___ RAW DATA ___

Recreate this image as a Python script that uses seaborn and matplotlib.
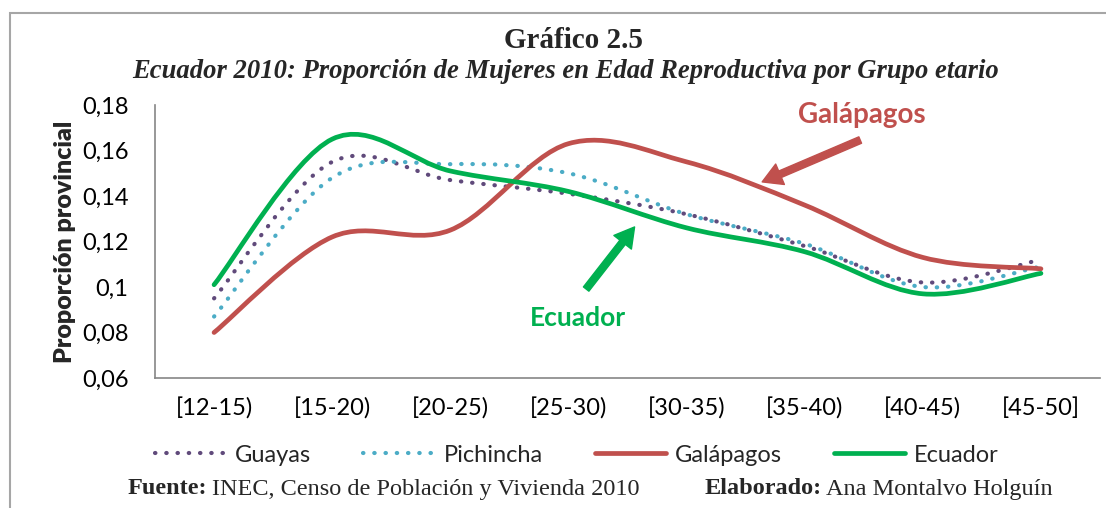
import numpy as np
import pandas as pd
import matplotlib
matplotlib.use('Agg')
import matplotlib.pyplot as plt
from matplotlib.path import Path
from matplotlib.patches import PathPatch, Rectangle
from matplotlib.lines import Line2D
import seaborn as sns

# data
grupos = ['[12-15)', '[15-20)', '[20-25)', '[25-30)', '[30-35)', '[35-40)', '[40-45)', '[45-50]']
guayas = [0.095, 0.155, 0.147, 0.141, 0.132, 0.118, 0.102, 0.112]
pichincha = [0.087, 0.148, 0.154, 0.150, 0.132, 0.119, 0.100, 0.109]
galapagos = [0.080, 0.122, 0.125, 0.163, 0.155, 0.136, 0.113, 0.108]
ecuador = [0.101, 0.165, 0.151, 0.142, 0.126, 0.1155, 0.097, 0.106]
yticks = [0.06, 0.08, 0.10, 0.12, 0.14, 0.16, 0.18]
ytick_labels = ['0,06', '0,08', '0,1', '0,12', '0,14', '0,16', '0,18']

df = pd.DataFrame({'grupo': grupos, 'Guayas': guayas, 'Pichincha': pichincha,
                   'Galápagos': galapagos, 'Ecuador': ecuador})

colors = {'Guayas': '#604A7B', 'Pichincha': '#4BACC6',
          'Galápagos': '#C0504D', 'Ecuador': '#00B050'}
dotted = (0, (0.1, 2.6))

sns.set_theme(style='white')
plt.rcParams['font.family'] = ['Lato', 'DejaVu Sans']
serif = ['Liberation Serif', 'DejaVu Serif']


def smooth_path(xs, ys):
    # excel-like smoothed line (catmull-rom as bezier segments)
    pts = np.column_stack([xs, ys]).astype(float)
    n = len(pts)
    verts = [pts[0]]
    codes = [Path.MOVETO]
    for i in range(n - 1):
        p0 = pts[max(i - 1, 0)]
        p1 = pts[i]
        p2 = pts[i + 1]
        p3 = pts[min(i + 2, n - 1)]
        verts += [p1 + (p2 - p0) / 6, p2 - (p3 - p1) / 6, p2]
        codes += [Path.CURVE4] * 3
    return Path(verts, codes)


fig = plt.figure(figsize=(11.06, 5.08), dpi=100)
ax = fig.add_axes([155 / 1106, 1 - 378 / 508, 945 / 1106, 273 / 508])

x = np.arange(len(grupos))
styles = {'Guayas': (dotted, 3.0), 'Pichincha': (dotted, 3.0),
          'Galápagos': ('-', 3.4), 'Ecuador': ('-', 3.4)}
for name in ['Guayas', 'Pichincha', 'Galápagos', 'Ecuador']:
    ls, lw = styles[name]
    patch = PathPatch(smooth_path(x, df[name].values), fill=False,
                      edgecolor=colors[name], lw=lw, linestyle=ls,
                      capstyle='round', joinstyle='round')
    ax.add_patch(patch)

ax.set_xlim(-0.5, 7.5)
ax.set_ylim(0.06, 0.18)
ax.set_xticks(x)
ax.set_xticklabels(grupos)
ax.set_yticks(yticks)
ax.set_yticklabels(ytick_labels)
ax.tick_params(axis='both', length=0, labelsize=17, colors='black')
ax.tick_params(axis='y', pad=19)
ax.tick_params(axis='x', pad=14)
ax.set_ylabel('Proporción provincial', fontsize=18, fontweight='heavy', labelpad=4)
sns.despine(ax=ax)
for s in ['left', 'bottom']:
    ax.spines[s].set_color('#868686')
    ax.spines[s].set_linewidth(1.2)

# annotations
red = colors['Galápagos']
green = colors['Ecuador']
ax.annotate('', xy=(4.64, 0.1462), xytext=(5.47, 0.1646),
            arrowprops=dict(width=5, headwidth=16, headlength=14, color=red, shrink=0))
ax.text(5.48, 0.1756, 'Galápagos', color=red, fontsize=20, fontweight='bold',
        ha='center', va='center')
ax.annotate('', xy=(3.56, 0.1264), xytext=(3.15, 0.0991),
            arrowprops=dict(width=5, headwidth=16, headlength=14, color=green, shrink=0))
ax.text(3.08, 0.0864, 'Ecuador', color=green, fontsize=19, fontweight='bold',
        ha='center', va='center')

# legend
handles = [Line2D([], [], color=colors[n], lw=styles[n][1], linestyle=styles[n][0],
                  solid_capstyle='round', dash_capstyle='round')
           for n in ['Guayas', 'Pichincha', 'Galápagos', 'Ecuador']]
fig.legend(handles, ['Guayas', 'Pichincha', 'Galápagos', 'Ecuador'], loc='center',
           bbox_to_anchor=(577 / 1106, 1 - 455 / 508), ncol=4, frameon=False,
           fontsize=17, handlelength=3.0, handletextpad=0.4, columnspacing=2.2)

# titles
fig.text(574 / 1106, 1 - 40 / 508, 'Gráfico 2.5', family=serif, fontsize=21,
         fontweight='bold', ha='center', va='center')
fig.text(566 / 1106, 1 - 72 / 508,
         'Ecuador 2010: Proporción de Mujeres en Edad Reproductiva por Grupo etario',
         family=serif, fontsize=19.2, fontweight='bold', style='italic',
         ha='center', va='center')

# footer: bold label followed by plain text
renderer = fig.canvas.get_renderer()
for x0, bold, rest in [(128, 'Fuente:', 'INEC, Censo de Población y Vivienda 2010'),
                       (705, 'Elaborado:', 'Ana Montalvo Holguín')]:
    tb = fig.text(x0 / 1106, 1 - 489 / 508, bold, family=serif, fontsize=17.5,
                  fontweight='bold', ha='left', va='center')
    bb = tb.get_window_extent(renderer)
    fig.text(bb.x1 / 1106 + 4 / 1106, 1 - 489 / 508, rest, family=serif,
             fontsize=17.5, ha='left', va='center')

# outer frame
fig.patches.append(Rectangle((10 / 1106, -0.1), 1.2, 1.1 - 13 / 508, fill=False,
                             edgecolor='#A6A6A6', lw=1.5, transform=fig.transFigure,
                             figure=fig))

fig.savefig('out.png', dpi=100)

___

## WHAT IS ASKED
Return, unchanged, the lines from the first line of the material through the line that holds "import seaborn as sns", inclusive, omitting pictures.

## THE REPLY
Recreate this image as a Python script that uses seaborn and matplotlib.
import numpy as np
import pandas as pd
import matplotlib
matplotlib.use('Agg')
import matplotlib.pyplot as plt
from matplotlib.path import Path
from matplotlib.patches import PathPatch, Rectangle
from matplotlib.lines import Line2D
import seaborn as sns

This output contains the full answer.